Beginning with the first line, set down every line through the one containing "width=72pt,minimum height=78pt] (yb2)", exactly as it appears, but not the pictures.
┏━━
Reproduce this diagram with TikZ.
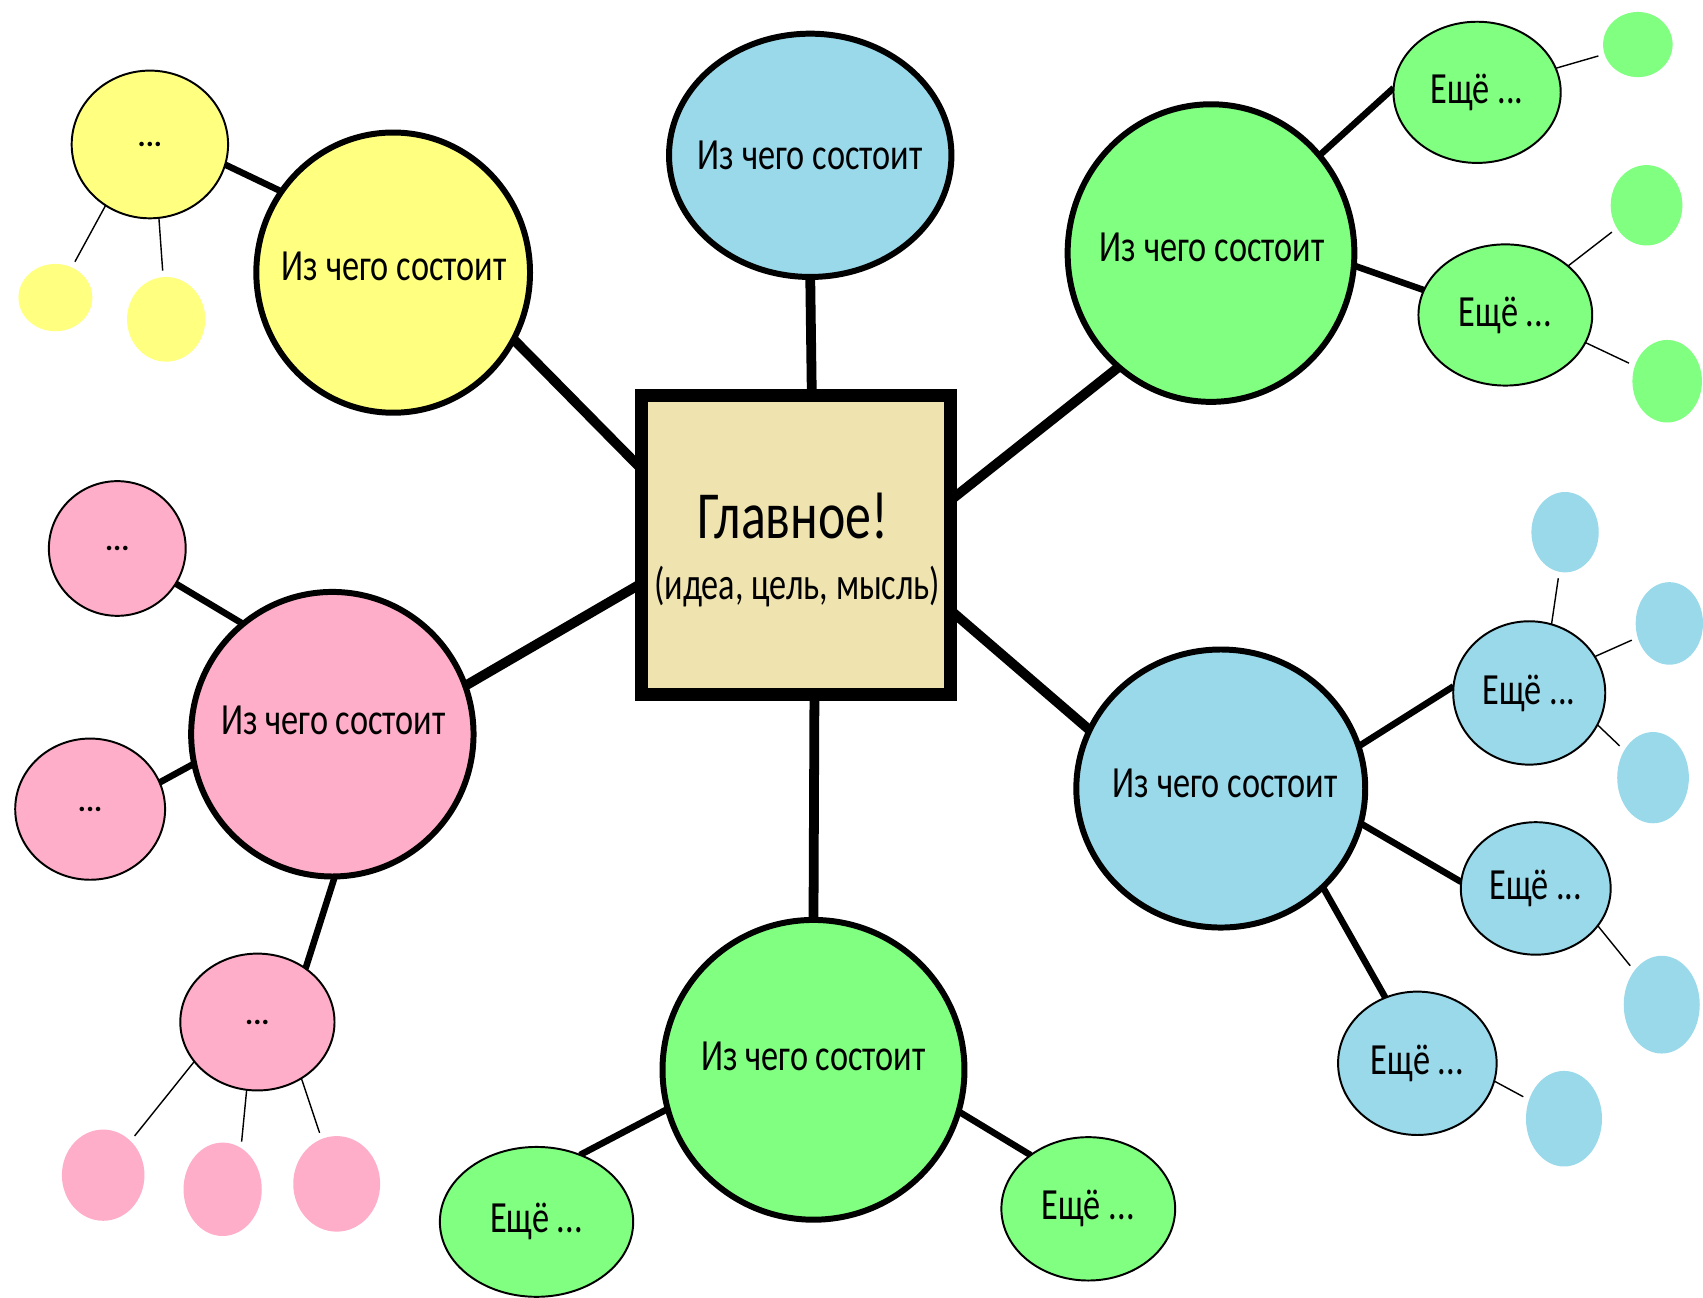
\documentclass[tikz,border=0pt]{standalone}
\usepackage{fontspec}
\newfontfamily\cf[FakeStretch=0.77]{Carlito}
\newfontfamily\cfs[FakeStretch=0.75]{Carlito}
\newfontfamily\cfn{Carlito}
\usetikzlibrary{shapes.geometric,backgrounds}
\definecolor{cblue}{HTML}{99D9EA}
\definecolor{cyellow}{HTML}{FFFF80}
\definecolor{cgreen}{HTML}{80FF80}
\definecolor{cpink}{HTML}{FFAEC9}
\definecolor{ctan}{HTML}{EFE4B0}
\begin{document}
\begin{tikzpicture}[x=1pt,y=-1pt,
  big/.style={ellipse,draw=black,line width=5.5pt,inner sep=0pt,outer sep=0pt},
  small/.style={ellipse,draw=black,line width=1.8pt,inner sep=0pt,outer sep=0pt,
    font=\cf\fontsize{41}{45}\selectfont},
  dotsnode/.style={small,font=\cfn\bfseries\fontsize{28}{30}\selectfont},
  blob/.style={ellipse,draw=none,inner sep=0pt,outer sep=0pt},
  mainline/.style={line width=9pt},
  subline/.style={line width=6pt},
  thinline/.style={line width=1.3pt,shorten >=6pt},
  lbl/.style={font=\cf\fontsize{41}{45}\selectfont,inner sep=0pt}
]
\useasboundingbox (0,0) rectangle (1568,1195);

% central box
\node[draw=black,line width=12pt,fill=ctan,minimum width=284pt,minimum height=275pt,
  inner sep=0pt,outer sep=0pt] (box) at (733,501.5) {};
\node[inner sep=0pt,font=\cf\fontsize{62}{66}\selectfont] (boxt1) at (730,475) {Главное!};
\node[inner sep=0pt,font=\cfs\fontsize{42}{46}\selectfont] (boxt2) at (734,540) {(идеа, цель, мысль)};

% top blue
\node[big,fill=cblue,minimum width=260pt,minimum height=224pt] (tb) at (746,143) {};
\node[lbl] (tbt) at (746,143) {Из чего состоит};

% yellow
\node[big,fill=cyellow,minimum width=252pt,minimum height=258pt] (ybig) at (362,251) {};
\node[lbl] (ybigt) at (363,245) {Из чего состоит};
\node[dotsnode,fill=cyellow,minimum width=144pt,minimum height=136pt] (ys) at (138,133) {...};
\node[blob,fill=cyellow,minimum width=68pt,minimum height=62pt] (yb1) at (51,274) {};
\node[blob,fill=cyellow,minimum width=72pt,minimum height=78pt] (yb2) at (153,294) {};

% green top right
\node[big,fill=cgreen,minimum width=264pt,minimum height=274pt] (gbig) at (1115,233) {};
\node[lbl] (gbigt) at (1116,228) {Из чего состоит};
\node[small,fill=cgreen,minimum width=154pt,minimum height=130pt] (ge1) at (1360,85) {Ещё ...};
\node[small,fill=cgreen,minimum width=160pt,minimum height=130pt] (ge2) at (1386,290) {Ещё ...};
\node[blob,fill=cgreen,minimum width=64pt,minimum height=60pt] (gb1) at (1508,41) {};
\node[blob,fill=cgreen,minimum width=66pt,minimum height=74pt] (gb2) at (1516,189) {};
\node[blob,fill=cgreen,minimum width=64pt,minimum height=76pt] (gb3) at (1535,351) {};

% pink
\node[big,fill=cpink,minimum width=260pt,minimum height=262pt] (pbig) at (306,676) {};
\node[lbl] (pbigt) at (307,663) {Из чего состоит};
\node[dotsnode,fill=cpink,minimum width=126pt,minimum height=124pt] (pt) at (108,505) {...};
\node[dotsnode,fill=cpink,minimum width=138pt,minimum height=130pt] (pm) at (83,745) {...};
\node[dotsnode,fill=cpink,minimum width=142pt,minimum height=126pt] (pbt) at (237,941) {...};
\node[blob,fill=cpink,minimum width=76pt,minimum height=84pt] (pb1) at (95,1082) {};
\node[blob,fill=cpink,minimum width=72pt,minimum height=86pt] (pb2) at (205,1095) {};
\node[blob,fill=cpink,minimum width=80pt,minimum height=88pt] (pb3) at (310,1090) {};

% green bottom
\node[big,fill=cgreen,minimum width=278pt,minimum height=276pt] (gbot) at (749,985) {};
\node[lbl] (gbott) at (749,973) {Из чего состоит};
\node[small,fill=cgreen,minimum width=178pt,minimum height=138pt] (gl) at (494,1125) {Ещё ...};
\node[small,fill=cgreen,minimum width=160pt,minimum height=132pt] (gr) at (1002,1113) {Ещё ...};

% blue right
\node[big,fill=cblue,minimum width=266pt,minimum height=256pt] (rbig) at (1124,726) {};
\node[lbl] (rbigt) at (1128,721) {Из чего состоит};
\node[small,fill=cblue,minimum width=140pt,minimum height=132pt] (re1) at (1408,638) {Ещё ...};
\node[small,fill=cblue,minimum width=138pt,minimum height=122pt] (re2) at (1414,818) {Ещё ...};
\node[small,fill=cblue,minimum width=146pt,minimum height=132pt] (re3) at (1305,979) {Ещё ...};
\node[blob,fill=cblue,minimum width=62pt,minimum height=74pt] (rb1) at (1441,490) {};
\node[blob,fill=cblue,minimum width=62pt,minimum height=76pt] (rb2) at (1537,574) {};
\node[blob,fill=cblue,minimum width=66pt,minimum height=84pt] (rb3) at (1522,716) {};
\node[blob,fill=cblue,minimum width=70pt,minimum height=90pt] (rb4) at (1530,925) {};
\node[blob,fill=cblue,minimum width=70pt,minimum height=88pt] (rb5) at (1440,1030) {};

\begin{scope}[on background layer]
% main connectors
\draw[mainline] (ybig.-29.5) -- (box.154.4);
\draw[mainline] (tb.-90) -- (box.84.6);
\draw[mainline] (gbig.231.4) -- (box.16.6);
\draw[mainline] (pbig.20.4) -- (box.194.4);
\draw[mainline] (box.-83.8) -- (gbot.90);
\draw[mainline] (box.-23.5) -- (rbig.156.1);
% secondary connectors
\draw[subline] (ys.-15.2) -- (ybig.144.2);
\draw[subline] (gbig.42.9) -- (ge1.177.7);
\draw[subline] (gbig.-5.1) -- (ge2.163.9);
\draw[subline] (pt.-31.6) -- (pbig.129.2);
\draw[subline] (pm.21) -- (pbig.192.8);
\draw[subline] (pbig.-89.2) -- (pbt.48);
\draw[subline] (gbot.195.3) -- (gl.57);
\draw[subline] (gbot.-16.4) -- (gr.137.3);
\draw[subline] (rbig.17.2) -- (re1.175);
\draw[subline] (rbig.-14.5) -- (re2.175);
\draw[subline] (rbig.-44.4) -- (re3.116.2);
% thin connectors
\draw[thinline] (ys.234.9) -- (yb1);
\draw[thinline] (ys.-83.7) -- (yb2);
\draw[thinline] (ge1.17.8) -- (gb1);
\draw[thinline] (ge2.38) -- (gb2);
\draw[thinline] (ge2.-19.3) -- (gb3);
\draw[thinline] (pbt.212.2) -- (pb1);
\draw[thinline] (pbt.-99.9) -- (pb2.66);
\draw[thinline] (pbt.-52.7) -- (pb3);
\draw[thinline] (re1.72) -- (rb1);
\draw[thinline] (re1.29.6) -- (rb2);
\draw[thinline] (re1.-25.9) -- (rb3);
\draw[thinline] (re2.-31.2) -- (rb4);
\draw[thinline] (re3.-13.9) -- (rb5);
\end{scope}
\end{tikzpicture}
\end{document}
┗━━
> _Result of the task_:
Reproduce this diagram with TikZ.
\documentclass[tikz,border=0pt]{standalone}
\usepackage{fontspec}
\newfontfamily\cf[FakeStretch=0.77]{Carlito}
\newfontfamily\cfs[FakeStretch=0.75]{Carlito}
\newfontfamily\cfn{Carlito}
\usetikzlibrary{shapes.geometric,backgrounds}
\definecolor{cblue}{HTML}{99D9EA}
\definecolor{cyellow}{HTML}{FFFF80}
\definecolor{cgreen}{HTML}{80FF80}
\definecolor{cpink}{HTML}{FFAEC9}
\definecolor{ctan}{HTML}{EFE4B0}
\begin{document}
\begin{tikzpicture}[x=1pt,y=-1pt,
  big/.style={ellipse,draw=black,line width=5.5pt,inner sep=0pt,outer sep=0pt},
  small/.style={ellipse,draw=black,line width=1.8pt,inner sep=0pt,outer sep=0pt,
    font=\cf\fontsize{41}{45}\selectfont},
  dotsnode/.style={small,font=\cfn\bfseries\fontsize{28}{30}\selectfont},
  blob/.style={ellipse,draw=none,inner sep=0pt,outer sep=0pt},
  mainline/.style={line width=9pt},
  subline/.style={line width=6pt},
  thinline/.style={line width=1.3pt,shorten >=6pt},
  lbl/.style={font=\cf\fontsize{41}{45}\selectfont,inner sep=0pt}
]
\useasboundingbox (0,0) rectangle (1568,1195);

% central box
\node[draw=black,line width=12pt,fill=ctan,minimum width=284pt,minimum height=275pt,
  inner sep=0pt,outer sep=0pt] (box) at (733,501.5) {};
\node[inner sep=0pt,font=\cf\fontsize{62}{66}\selectfont] (boxt1) at (730,475) {Главное!};
\node[inner sep=0pt,font=\cfs\fontsize{42}{46}\selectfont] (boxt2) at (734,540) {(идеа, цель, мысль)};

% top blue
\node[big,fill=cblue,minimum width=260pt,minimum height=224pt] (tb) at (746,143) {};
\node[lbl] (tbt) at (746,143) {Из чего состоит};

% yellow
\node[big,fill=cyellow,minimum width=252pt,minimum height=258pt] (ybig) at (362,251) {};
\node[lbl] (ybigt) at (363,245) {Из чего состоит};
\node[dotsnode,fill=cyellow,minimum width=144pt,minimum height=136pt] (ys) at (138,133) {...};
\node[blob,fill=cyellow,minimum width=68pt,minimum height=62pt] (yb1) at (51,274) {};
\node[blob,fill=cyellow,minimum width=72pt,minimum height=78pt] (yb2) at (153,294) {};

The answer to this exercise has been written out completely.